Heinrich Hübschmann
Heinrich Hübschmann | |
|---|---|
| Born | 1 July 1848 |
| Died | 20 January 1908 (aged 59) |
| Occupation | Philologist |
| Known for | Research on the Armenian language |
Johann Heinrich Hübschmann (1 July 1848 – 20 January 1908) was a German philologist and comparative linguist, best known for his pioneering work in Armenian and Iranian studies and for establishing Armenian as an independent branch of the Indo-European language family in 1875.
Life
Hübschmann was born on 1 July 1848 at Erfurt into the family of a mill owner.[1] Beginning in 1868, he studied philology at the universities of Jena (under August Schleicher), Tübingen, Leipzig, and Munich, receiving his doctorate in February 1872. His dissertation, supervised by Martin Haug, examined Yasna 30 of the Avesta and was published as Ein zoroastrisches Lied (1872).[1]
After further work on Avestan texts and on the grammar and etymology of Iranian languages, Hübschmann increasingly turned to Armenian studies. In 1874 he spent time at the Mechitarist monastery on the island of San Lazzaro degli Armeni in Venice, where he acquired a thorough knowledge of Armenian from the monks.[1] The following year he published a German translation of Sebeos's History of Armenia, which served as his habilitation thesis and qualified him to lecture in Indo-Iranian languages at the University of Leipzig.
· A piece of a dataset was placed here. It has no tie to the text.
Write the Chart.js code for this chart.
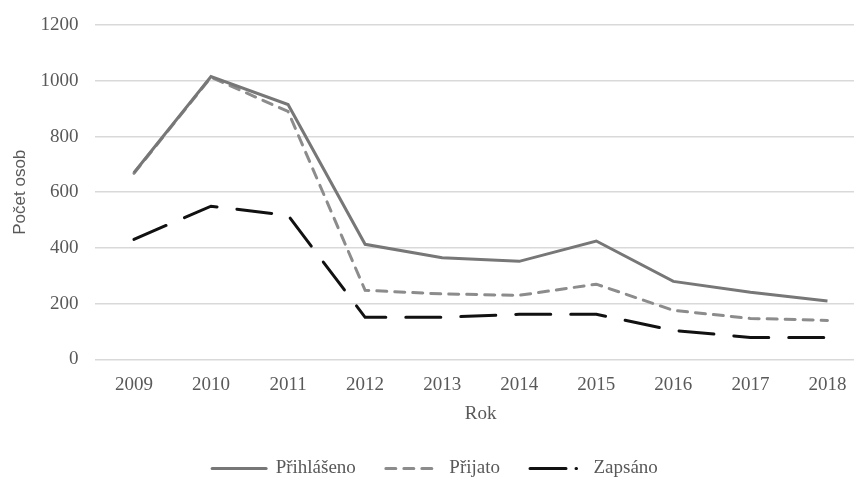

He was appointed associate professor there in 1876.[1]
From 1877 until his death, Hübschmann served as full professor of comparative philology at the University of Strasbourg (then the German Kaiser-Wilhelms-Universität), where he continued to work on both Armenian and Iranian linguistics.[1][2]
Hübschmann died on 20 January 1908 in Freiburg im Breisgau.[1][2] His grave is located in the Saint-Louis Cemetery in Strasbourg (La Robertsau).[3]
Research on the Armenian language
Hübschmann was the first to show in 1875 that the Armenian language was not a branch of the Iranian languages (earlier assumed so because of the immense amount of Iranian influence on Armenian throughout its history) but an entirely separate Indo-European branch in its own right.[1][4] He used the comparative method to separate the Iranian loanwords, which make up the majority of the Armenian loanwords, from an older layer of native Armenian words.[5]
His Etymologie und Lautlehre der ossetischen Sprache (1887) laid the foundations of Ossetic studies, establishing the Ossetian language as a distinct Iranian language and providing a systematic historical-phonological analysis based on etymological evidence.[1]
Works
- "Ueber die Stellung des Armenischen im Kreise der indogermanischen Sprachen" (1875)
- Armenische Studien (1883)
- Das indogermanische Vokalsystem (1885)
- Etymologie und Lautlehre der ossetischen Sprache (1887)
- Persische Studien (1895)
- Armenische Grammatik. I. Theil. Armenische Etymologie. I. Abtheilung: Die persischen und arabischen Lehnwörter im Altarmenischen. Leipzig, 1895
- Armenische Grammatik. I. Theil. Armenische Etymologie (Bibliothek indogermanischer Grammatiken. Band VI), Leipzig, 1897
- Altarmenische Ortsnamen (1904)
References
- ^ a b c d e f g h Kettenhofen & Schmitt 2004.
- ^ a b "Mitteilungen". Indogermanische Forschungen. 23 (s1): 116–119. 1909. doi:10.1515/if-1909-s125. ISSN 1613-0405.
- ^ Strasbourg-Robertsau. Cimetière Saint-Louis. Guide du cimetière n°3 de la Ville de Strasbourg. Ville de Strasbourg. 2008. p. 38.
- ^ Meyer, Robin (2024). Iranian Syntax in Classical Armenian: The Armenian Perfect and Other Cases of Pattern Replication. Oxford University Press. p. 12. ISBN 978-0-19-885109-7.
- ^ Schmitt, Rüdiger & Bailey, Harold Walter (2011) [1986]. "Iranian influences in Armenian Language". In Yarshater, Ehsan (ed.). Encyclopædia Iranica (Online ed.). Encyclopædia Iranica Foundation. Retrieved 9 December 2015.
The revolutionary element in Hübschmann's procedure was that according to him Arm. words fully or largely agreeing with Ir. forms in phonetic shape were suspect of being loanwords and could therefore not safely be regarded as genuine Arm. words. It was due to this methodological principle, which only gradually gained universal acceptance, that Hübschmann became the significant pioneer in the study of Ir. borrowings in Armenian.
Bibliography
- Kettenhofen, Erich; Schmitt, Rüdiger (2004). "Hübschmann, (Johann) Heinrich". Encyclopaedia Iranica.